I've written some code that essentially is responsible for orchestrating a number of API's in sequence through a library method I provide to my clients called "orchestrate" (yes I know so original). What sits behind this orchestrate method is nothing more than a loop that executes API's in the order they are received, which in turn are delegated to a number of classes that contain some business logic for building a request, calling an API, performing some validation on the response and finally returning the api result. So, if a client sent in a list of apis:
{a1, a2, a3, a4, a5}
it would execute each api in sequence in a completely blocking way.
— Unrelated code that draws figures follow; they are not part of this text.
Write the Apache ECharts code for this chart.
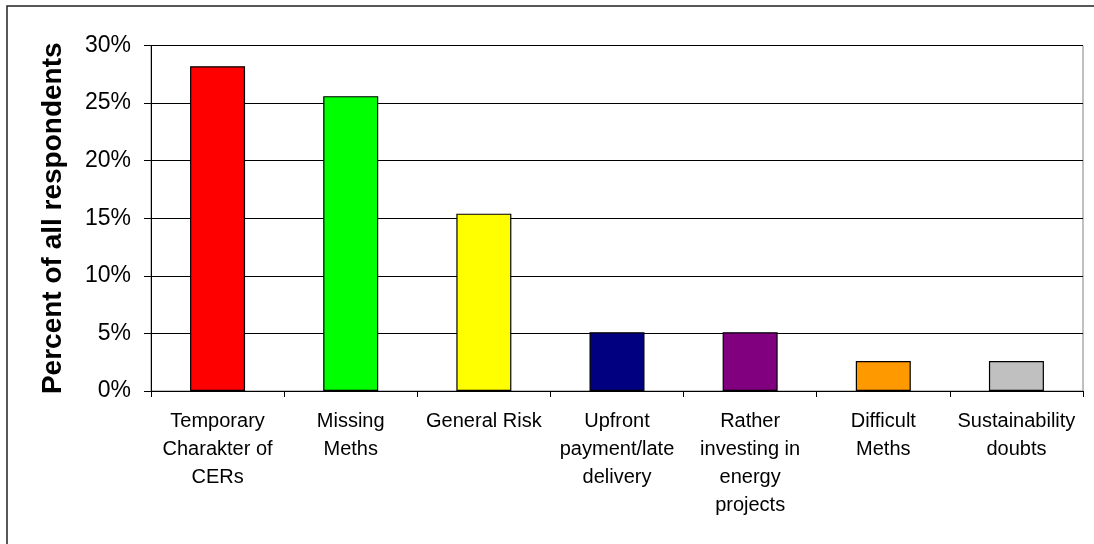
<!DOCTYPE html>
<html>
<head>
<meta charset="utf-8">
<style>
  html, body { margin: 0; padding: 0; background: #ffffff; }
  #chart { width: 1094px; height: 544px; }
</style>
<script src="https://cdn.jsdelivr.net/npm/echarts@6/dist/echarts.min.js"></script>
</head>
<body>
<div id="chart"></div>
<script>
// Reasons given by respondents (share of all respondents, %)
const categories = [
  'Temporary\nCharakter of\nCERs',
  'Missing\nMeths',
  'General Risk',
  'Upfront\npayment/late\ndelivery',
  'Rather\ninvesting in\nenergy\nprojects',
  'Difficult\nMeths',
  'Sustainability\ndoubts'
];
const shares = [28.2, 25.6, 15.4, 5.1, 5.1, 2.6, 2.6];
const barColors = ['#ff0000', '#00ff00', '#ffff00', '#000080', '#800080', '#ff9900', '#c0c0c0'];
const yTicks = [0, 5, 10, 15, 20, 25, 30];

const font = '"Liberation Sans", Arial, sans-serif';

const chart = echarts.init(document.getElementById('chart'), null, { renderer: 'canvas' });

chart.setOption({
  animation: false,
  backgroundColor: '#ffffff',
  graphic: [
    {
      type: 'rect',
      shape: { x: 7, y: 6, width: 1200, height: 700 },
      style: { fill: 'none', stroke: '#222222', lineWidth: 1.5 },
      silent: true,
      z: 0
    }
  ],
  grid: {
    left: 151,
    right: 11,
    top: 45.5,
    bottom: 153,
    show: true,
    borderColor: '#808080',
    borderWidth: 1,
    backgroundColor: 'transparent'
  },
  xAxis: {
    type: 'category',
    data: categories,
    boundaryGap: true,
    axisLine: { lineStyle: { color: '#000000', width: 1 } },
    axisTick: { show: true, length: 6, interval: 0, lineStyle: { color: '#000000' } },
    axisLabel: {
      interval: 0,
      color: '#000000',
      fontFamily: font,
      fontSize: 20,
      lineHeight: 28,
      margin: 16
    }
  },
  yAxis: {
    type: 'value',
    min: yTicks[0],
    max: yTicks[yTicks.length - 1],
    interval: 5,
    name: 'Percent of all respondents',
    nameLocation: 'middle',
    nameGap: 84,
    nameTextStyle: {
      color: '#000000',
      fontFamily: font,
      fontWeight: 'bold',
      fontSize: 28
    },
    axisLine: { show: true, lineStyle: { color: '#000000', width: 1 } },
    axisTick: { show: true, length: 7, lineStyle: { color: '#000000' } },
    axisLabel: {
      formatter: '{value}%',
      color: '#000000',
      fontFamily: font,
      fontSize: 23,
      margin: 20
    },
    splitLine: { show: true, lineStyle: { color: '#000000', width: 1 } }
  },
  series: [
    {
      type: 'bar',
      data: shares.map((v, i) => ({ value: v, itemStyle: { color: barColors[i] } })),
      barWidth: 55,
      itemStyle: { borderColor: '#000000', borderWidth: 1.2 }
    }
  ]
});
</script>
</body>
</html>
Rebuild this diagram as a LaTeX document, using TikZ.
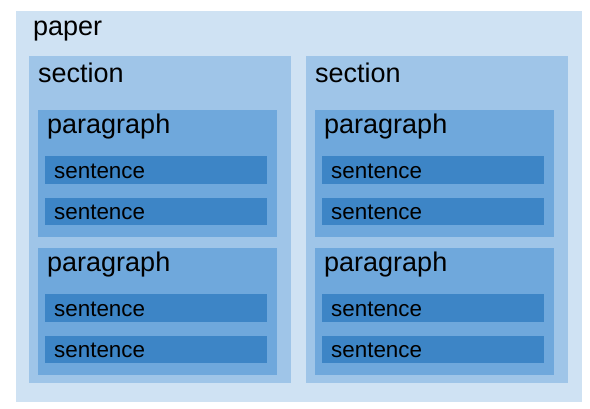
\documentclass[tikz,border=0pt]{standalone}
\usepackage{fontspec}
\setmainfont{Liberation Sans}
\definecolor{cpaper}{HTML}{CFE2F3}
\definecolor{csection}{HTML}{9FC5E8}
\definecolor{cpara}{HTML}{6FA8DC}
\definecolor{csent}{HTML}{3D85C6}
\tikzset{
  box/.style={anchor=north west, inner sep=0pt, outer sep=0pt, draw=none},
  bigtxt/.style={anchor=base west, inner sep=0pt, font=\fontsize{27}{32}\selectfont, text=black},
  smalltxt/.style={anchor=base west, inner sep=0pt, font=\fontsize{22.4}{27}\selectfont, text=black},
}
\begin{document}
\begin{tikzpicture}[x=1pt,y=-1pt]
\useasboundingbox (0,0) rectangle (590,408);
\node[box, fill=cpaper, minimum width=566pt, minimum height=391pt] (paper) at (16,11) {};
\node[bigtxt] (papertxt) at (33,35) {paper};
\foreach \c/\dx in {1/0,2/277}{
  \node[box, fill=csection, minimum width=262pt, minimum height=327pt] (sec\c) at (29+\dx,56) {};
  \node[bigtxt] (sectxt\c) at (38+\dx,82) {section};
  \foreach \p/\dy in {1/0,2/138}{
    \node[box, fill=cpara, minimum width=239pt, minimum height=127pt] (par\c\p) at (38+\dx,110+\dy) {};
    \node[bigtxt] (partxt\c\p) at (47+\dx,133+\dy) {paragraph};
    \node[box, fill=csent, minimum width=222pt, minimum height=28pt] (sen\c\p a) at (45+\dx,156+\dy) {};
    \node[smalltxt] (sentxt\c\p a) at (54+\dx,178+\dy) {sentence};
    \node[box, fill=csent, minimum width=222pt, minimum height=27pt] (sen\c\p b) at (45+\dx,198+\dy) {};
    \node[smalltxt] (sentxt\c\p b) at (54+\dx,219+\dy) {sentence};
  }
}
\end{tikzpicture}
\end{document}
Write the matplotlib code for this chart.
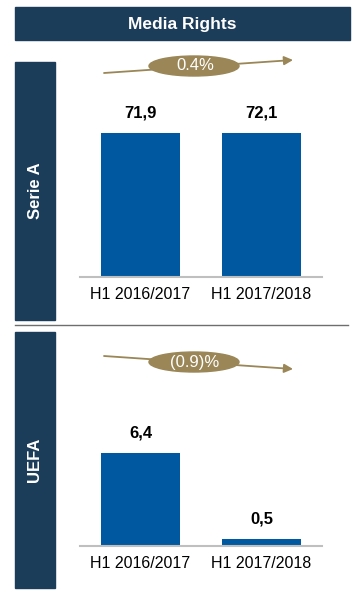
import matplotlib.pyplot as plt
from matplotlib.patches import Rectangle, Ellipse, FancyArrowPatch

plt.rcParams['font.family'] = ['Liberation Sans', 'DejaVu Sans']

periods = ["H1 2016/2017", "H1 2017/2018"]
serie_a = [71.9, 72.1]
uefa = [6.4, 0.5]
serie_a_labels = ["71,9", "72,1"]
uefa_labels = ["6,4", "0,5"]
serie_a_growth = "0.4%"
uefa_growth = "(0.9)%"

W, H = 356, 602
NAVY = "#1c3d59"
BLUE = "#0059a0"
GOLD = "#9a8656"

fig = plt.figure(figsize=(W / 100, H / 100), dpi=100)


def fx(px):
    return px / W


def fy(py):
    return 1 - py / H


# header
fig.patches.append(Rectangle((fx(15), fy(40)), fx(335), 33 / H,
                             transform=fig.transFigure, color=NAVY))
fig.text(fx(182), fy(24), "Media Rights", color="white", fontsize=12.5,
         fontweight="bold", ha="center", va="center")

# side bars
for top, bot, name in [(62, 320, "Serie A"), (332, 588, "UEFA")]:
    fig.patches.append(Rectangle((fx(15), fy(bot)), fx(40), (bot - top) / H,
                                 transform=fig.transFigure, color=NAVY))
    fig.text(fx(35), fy((top + bot) / 2), name, color="white", fontsize=12,
             fontweight="bold", rotation=90, ha="center", va="center")

# separator
fig.add_artist(plt.Line2D([fx(15), fx(348)], [fy(325), fy(325)],
                          transform=fig.transFigure, color="#6e6e6e", lw=1))


def panel(top, base, values, labels, ymax):
    ax = fig.add_axes([fx(80), fy(base), fx(242), (base - top) / H])
    x = range(len(values))
    ax.bar(x, values, width=0.66, color=BLUE)
    for i, (v, lab) in enumerate(zip(values, labels)):
        ax.annotate(lab, (i, v), xytext=(0, 9), textcoords="offset points",
                    ha="center", va="bottom", fontsize=12, fontweight="bold")
    ax.set_xlim(-0.5, 1.5)
    ax.set_ylim(0, ymax)
    ax.set_xticks(list(x))
    ax.set_xticklabels(periods, fontsize=11.5)
    ax.tick_params(axis="x", length=0, pad=7)
    ax.set_yticks([])
    for s in ["top", "left", "right"]:
        ax.spines[s].set_visible(False)
    ax.spines["bottom"].set_color("#bfbfbf")
    ax.spines["bottom"].set_linewidth(1.5)
    return ax


panel(62, 277, serie_a, serie_a_labels, 71.9 * 215 / 144)
panel(332, 546, uefa, uefa_labels, 6.4 * 214 / 93)


def growth(y0, y1, text):
    fig.add_artist(FancyArrowPatch((fx(104), fy(y0)), (fx(293), fy(y1)),
                                   transform=fig.transFigure, arrowstyle="-|>",
                                   mutation_scale=13, color=GOLD, lw=1.3,
                                   shrinkA=0, shrinkB=0))
    cy = (y0 + y1) / 2 - 0.5
    fig.patches.append(Ellipse((fx(194), fy(cy)), fx(90), 20 / H,
                               transform=fig.transFigure, color=GOLD))
    fig.text(fx(195), fy(cy), text, color="white", fontsize=12,
             ha="center", va="center")


growth(73, 60, serie_a_growth)
growth(356, 369, uefa_growth)

fig.savefig("out.png", dpi=100)
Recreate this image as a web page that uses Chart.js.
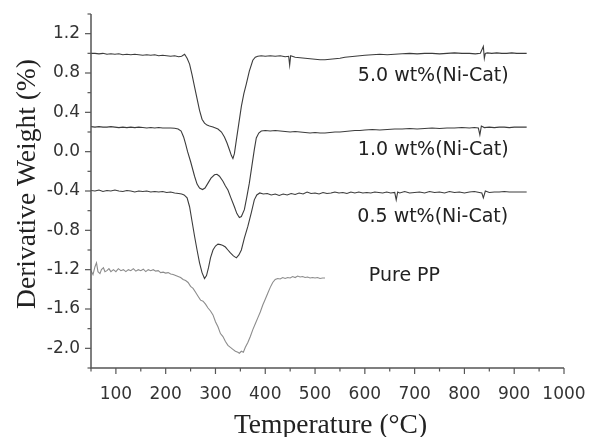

I'm attempting to beef this up to where I'm able to call multiple API's in parallel depending on how I receive the instructions from a client. Think of it as the client sending me a list of lists like: { {a1, a2}, {a3}, {a4, a5} }
This means I'd like to execute a1 and a2 in parallel (which means build their request, call the apis, validate the response). Then wait until i'm sure both of them are done. Then execute a3, and wait until i'm sure it's done. Finally I want to execute a4 and a5 and follow the usual pattern.
Now, I'm tempted to use futures for the simple abstraction they provide to execute methods a wait for the response using the .get()
method. But what I noticed that the executorService needs underneath is future's invocation of a call()
method. This is fine, but makes me think that the call()
method that is implemented per class may need access to "local" data in order to do its job (after all, I can't pass the call() method any particular parameters). I really want to avoid holding any local mutable state because that brings its own side-effects.
Is there a way for me to NOT hold local state and still use futures to handle my multithreading use-case? Or is my understanding of futures completely wrong and I'm missing something obvious? If not, are there any recommendations on a good path forward with some alternatives?